Daredevils
- Author: Franklin W. Dixon
- Language: English
- Series: Hardy Boys
- Genre: Mystery fiction, detective fiction
- Publisher: Pocket, Aladdin, Thorndike
- Publication date: 2000
- Publication place: United States
- Media type: Print (paperback)
- Pages: 148
- ISBN: 0671038613
- OCLC: 43092632
- Preceded by: The London Deception
- Followed by: A Game Called Chaos

= Daredevils (The Hardy Boys) =

2000 novel by Franklin W. Dixon

Daredevils is the 159th title of the Hardy Boys series, written by Franklin W. Dixon. The book was first published by Pocket Books in 2000, and republished by Aladdin Paperbacks in 2002, and by Thorndike Press in 2003.

==Plot summary==
The Hardy Boys meet popular stunt man and former family friend Terrence McCauley. His father, Brian McCauley is a friend of Fenton Hardy.

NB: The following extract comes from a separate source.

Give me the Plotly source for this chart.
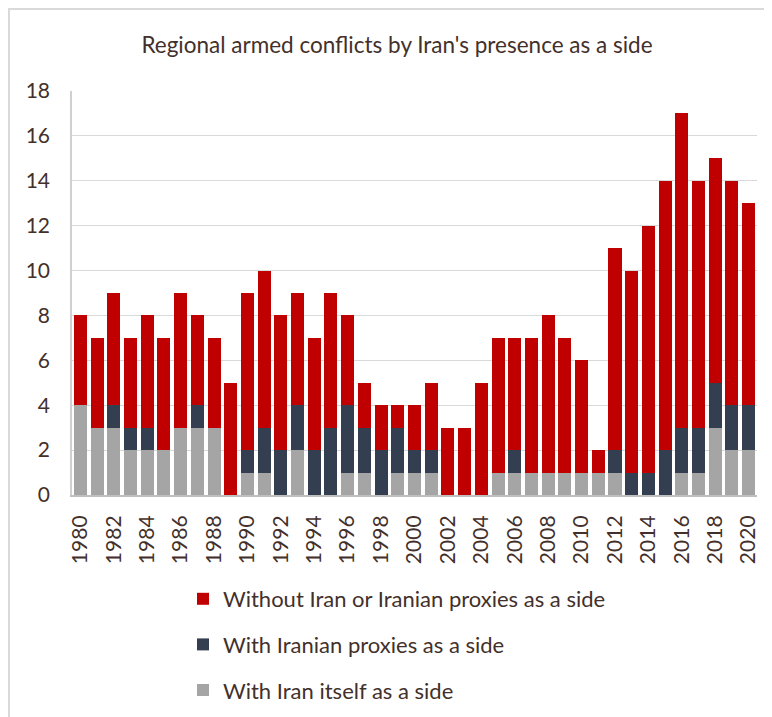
import plotly.graph_objects as go

years = list(range(1980, 2021))
with_iran = [4, 3, 3, 2, 2, 2, 3, 3, 3, 0,
             1, 1, 0, 2, 0, 0, 1, 1, 0, 1,
             1, 1, 0, 0, 0, 1, 1, 1, 1, 1,
             1, 1, 1, 0, 0, 0, 1, 1, 3, 2, 2]
with_proxies = [0, 0, 1, 1, 1, 0, 0, 1, 0, 0,
                1, 2, 2, 2, 2, 3, 3, 2, 2, 2,
                1, 1, 0, 0, 0, 0, 1, 0, 0, 0,
                0, 0, 1, 1, 1, 2, 2, 2, 2, 2, 2]
without_iran = [4, 4, 5, 4, 5, 5, 6, 4, 4, 5,
                7, 7, 6, 5, 5, 6, 4, 2, 2, 1,
                2, 3, 3, 3, 5, 6, 5, 6, 7, 6,
                5, 1, 9, 9, 11, 12, 14, 11, 10, 10, 9]

names = ["With Iran itself as a side",
         "With Iranian proxies as a side",
         "Without Iran or Iranian proxies as a side"]
colors = ["#A5A5A5", "#333F50", "#C00000"]
series = [with_iran, with_proxies, without_iran]
ranks = [3, 2, 1]

TXT = "#43302B"
FONT = "Lato"

fig = go.Figure()
for name, col, vals, rk in zip(names, colors, series, ranks):
    fig.add_trace(go.Bar(x=years, y=vals, name=name, marker_color=col,
                         marker_line_width=0, legendrank=rk, legendgroup=name))

# plot area pixel geometry (figure coordinates)
L, R, T, B = 64, 749, 83, 487
W, H = 772, 717
pw, ph = R - L, B - T

def px_x(p):
    return (p - L) / pw

def px_y(p):
    return (B - p) / ph

fig.update_layout(
    width=W, height=H,
    margin=dict(l=L, r=W - R, t=T, b=H - B, pad=0, autoexpand=False),
    barmode="stack", bargap=0.22,
    paper_bgcolor="white", plot_bgcolor="white",
    font=dict(family=FONT, color=TXT),
    title=dict(text="Regional armed conflicts by Iran's presence as a side",
               x=389 / W, xref="container", xanchor="center",
               y=1 - 37 / H, yref="container", yanchor="middle",
               font=dict(size=22.5, color=TXT, family=FONT)),
    xaxis=dict(range=[1979.5, 2020.5], tickmode="linear", tick0=1980, dtick=2,
               tickangle=-90, tickfont=dict(size=21, color=TXT),
               showgrid=False, showline=True, linecolor="#BFBFBF", linewidth=2,
               ticks="", zeroline=False, ticklabelstandoff=10, automargin=False),
    yaxis=dict(range=[0, 18], dtick=2, tickfont=dict(size=21, color=TXT),
               showgrid=True, gridcolor="#D9D9D9", gridwidth=1,
               showline=True, linecolor="#D0D0D0", linewidth=1.5,
               ticks="", zeroline=False, ticklabelstandoff=16, automargin=False),
    legend=dict(x=175 / W, xref="container", xanchor="left",
                y=1 - 570 / H, yref="container", yanchor="top",
                orientation="v", traceorder="grouped", tracegroupgap=14,
                font=dict(size=22, color=TXT, family=FONT),
                bgcolor="rgba(0,0,0,0)"),
    showlegend=True,
    shapes=[dict(type="rect", xref="paper", yref="paper",
                 x0=px_x(1), x1=px_x(800), y0=px_y(760), y1=px_y(1),
                 line=dict(color="#D9D9D9", width=2), layer="below")],
)

fig.write_html("out.html")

Terrence became a stuntman against his father's better wishes, and now somebody's after him. After two attacks on Terrence's life, Joe Hardy enters Daredevil fest — a competition to decide the best young stuntman — as a bodyguard to protect Terrence from the stalker. More accidents happen, with Joe rescuing Terrence each time. Then, just when they think they've got the stalker, the mystery man kidnaps their parents and sends them back to square one. Frank and Joe Hardy finally find out that Slim Billy, a man who Terrence almost blew up, is the one looking for revenge and trying to kill him.